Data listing
:::::

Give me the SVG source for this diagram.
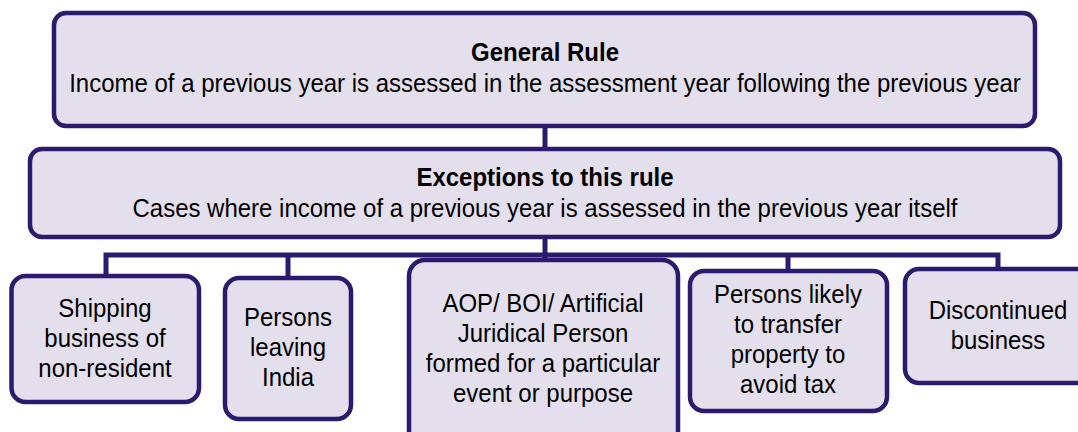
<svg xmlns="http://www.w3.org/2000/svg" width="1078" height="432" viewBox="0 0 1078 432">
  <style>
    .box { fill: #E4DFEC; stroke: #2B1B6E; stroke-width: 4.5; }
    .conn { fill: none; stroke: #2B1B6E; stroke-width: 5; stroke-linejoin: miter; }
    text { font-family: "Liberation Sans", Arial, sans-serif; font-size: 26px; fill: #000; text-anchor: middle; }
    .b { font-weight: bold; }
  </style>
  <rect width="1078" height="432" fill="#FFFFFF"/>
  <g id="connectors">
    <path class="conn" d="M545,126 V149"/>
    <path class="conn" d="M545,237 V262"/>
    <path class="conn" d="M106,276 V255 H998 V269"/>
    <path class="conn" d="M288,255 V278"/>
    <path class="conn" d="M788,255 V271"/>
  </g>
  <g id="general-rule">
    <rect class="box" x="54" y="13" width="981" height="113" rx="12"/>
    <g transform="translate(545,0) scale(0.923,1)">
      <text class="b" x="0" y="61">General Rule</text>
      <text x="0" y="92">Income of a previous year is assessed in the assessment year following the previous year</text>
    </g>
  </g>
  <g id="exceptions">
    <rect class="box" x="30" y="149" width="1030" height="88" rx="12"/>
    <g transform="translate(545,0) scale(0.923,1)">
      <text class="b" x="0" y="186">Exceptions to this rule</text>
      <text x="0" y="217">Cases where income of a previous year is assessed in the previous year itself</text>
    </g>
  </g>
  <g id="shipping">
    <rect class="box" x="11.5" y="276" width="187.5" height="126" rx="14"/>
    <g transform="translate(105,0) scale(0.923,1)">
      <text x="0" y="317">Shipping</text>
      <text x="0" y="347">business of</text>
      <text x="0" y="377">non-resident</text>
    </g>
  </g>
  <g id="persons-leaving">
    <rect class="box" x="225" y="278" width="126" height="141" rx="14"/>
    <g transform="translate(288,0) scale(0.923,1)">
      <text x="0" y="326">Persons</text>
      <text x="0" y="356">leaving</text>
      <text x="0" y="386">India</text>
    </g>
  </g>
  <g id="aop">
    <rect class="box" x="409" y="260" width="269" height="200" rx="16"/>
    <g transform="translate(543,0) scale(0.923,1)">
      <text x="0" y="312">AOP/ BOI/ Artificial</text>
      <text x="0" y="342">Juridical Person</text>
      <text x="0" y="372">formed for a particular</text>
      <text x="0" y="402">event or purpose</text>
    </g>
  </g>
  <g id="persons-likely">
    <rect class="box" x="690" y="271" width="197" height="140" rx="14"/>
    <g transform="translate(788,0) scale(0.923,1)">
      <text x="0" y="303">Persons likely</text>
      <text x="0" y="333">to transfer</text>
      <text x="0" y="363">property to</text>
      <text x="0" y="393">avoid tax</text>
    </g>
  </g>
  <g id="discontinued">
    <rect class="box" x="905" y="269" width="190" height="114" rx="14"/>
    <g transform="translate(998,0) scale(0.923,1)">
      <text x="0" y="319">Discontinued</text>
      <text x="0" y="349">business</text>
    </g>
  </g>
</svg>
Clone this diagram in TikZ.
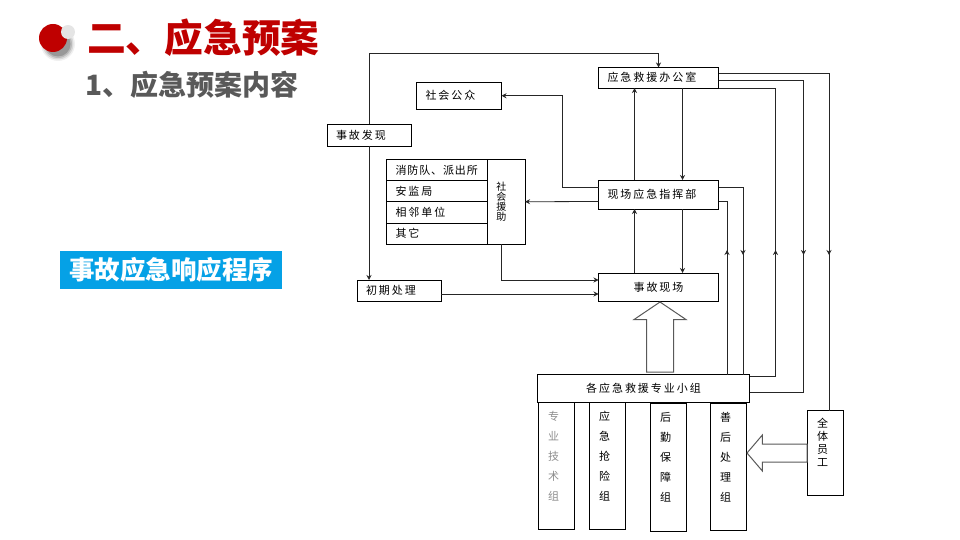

:::::

(Short task)
Every line above should be repeated exactly; pictures stay out of the copy.

(Task result)
Give me the SVG source for this diagram.
<svg xmlns="http://www.w3.org/2000/svg" width="1078" height="432" viewBox="0 0 1078 432">
  <style>
    .box { fill: #E4DFEC; stroke: #2B1B6E; stroke-width: 4.5; }
    .conn { fill: none; stroke: #2B1B6E; stroke-width: 5; stroke-linejoin: miter; }
    text { font-family: "Liberation Sans", Arial, sans-serif; font-size: 26px; fill: #000; text-anchor: middle; }
    .b { font-weight: bold; }
  </style>
  <rect width="1078" height="432" fill="#FFFFFF"/>
  <g id="connectors">
    <path class="conn" d="M545,126 V149"/>
    <path class="conn" d="M545,237 V262"/>
    <path class="conn" d="M106,276 V255 H998 V269"/>
    <path class="conn" d="M288,255 V278"/>
    <path class="conn" d="M788,255 V271"/>
  </g>
  <g id="general-rule">
    <rect class="box" x="54" y="13" width="981" height="113" rx="12"/>
    <g transform="translate(545,0) scale(0.923,1)">
      <text class="b" x="0" y="61">General Rule</text>
      <text x="0" y="92">Income of a previous year is assessed in the assessment year following the previous year</text>
    </g>
  </g>
  <g id="exceptions">
    <rect class="box" x="30" y="149" width="1030" height="88" rx="12"/>
    <g transform="translate(545,0) scale(0.923,1)">
      <text class="b" x="0" y="186">Exceptions to this rule</text>
      <text x="0" y="217">Cases where income of a previous year is assessed in the previous year itself</text>
    </g>
  </g>
  <g id="shipping">
    <rect class="box" x="11.5" y="276" width="187.5" height="126" rx="14"/>
    <g transform="translate(105,0) scale(0.923,1)">
      <text x="0" y="317">Shipping</text>
      <text x="0" y="347">business of</text>
      <text x="0" y="377">non-resident</text>
    </g>
  </g>
  <g id="persons-leaving">
    <rect class="box" x="225" y="278" width="126" height="141" rx="14"/>
    <g transform="translate(288,0) scale(0.923,1)">
      <text x="0" y="326">Persons</text>
      <text x="0" y="356">leaving</text>
      <text x="0" y="386">India</text>
    </g>
  </g>
  <g id="aop">
    <rect class="box" x="409" y="260" width="269" height="200" rx="16"/>
    <g transform="translate(543,0) scale(0.923,1)">
      <text x="0" y="312">AOP/ BOI/ Artificial</text>
      <text x="0" y="342">Juridical Person</text>
      <text x="0" y="372">formed for a particular</text>
      <text x="0" y="402">event or purpose</text>
    </g>
  </g>
  <g id="persons-likely">
    <rect class="box" x="690" y="271" width="197" height="140" rx="14"/>
    <g transform="translate(788,0) scale(0.923,1)">
      <text x="0" y="303">Persons likely</text>
      <text x="0" y="333">to transfer</text>
      <text x="0" y="363">property to</text>
      <text x="0" y="393">avoid tax</text>
    </g>
  </g>
  <g id="discontinued">
    <rect class="box" x="905" y="269" width="190" height="114" rx="14"/>
    <g transform="translate(998,0) scale(0.923,1)">
      <text x="0" y="319">Discontinued</text>
      <text x="0" y="349">business</text>
    </g>
  </g>
</svg>
Clone this diagram in TikZ.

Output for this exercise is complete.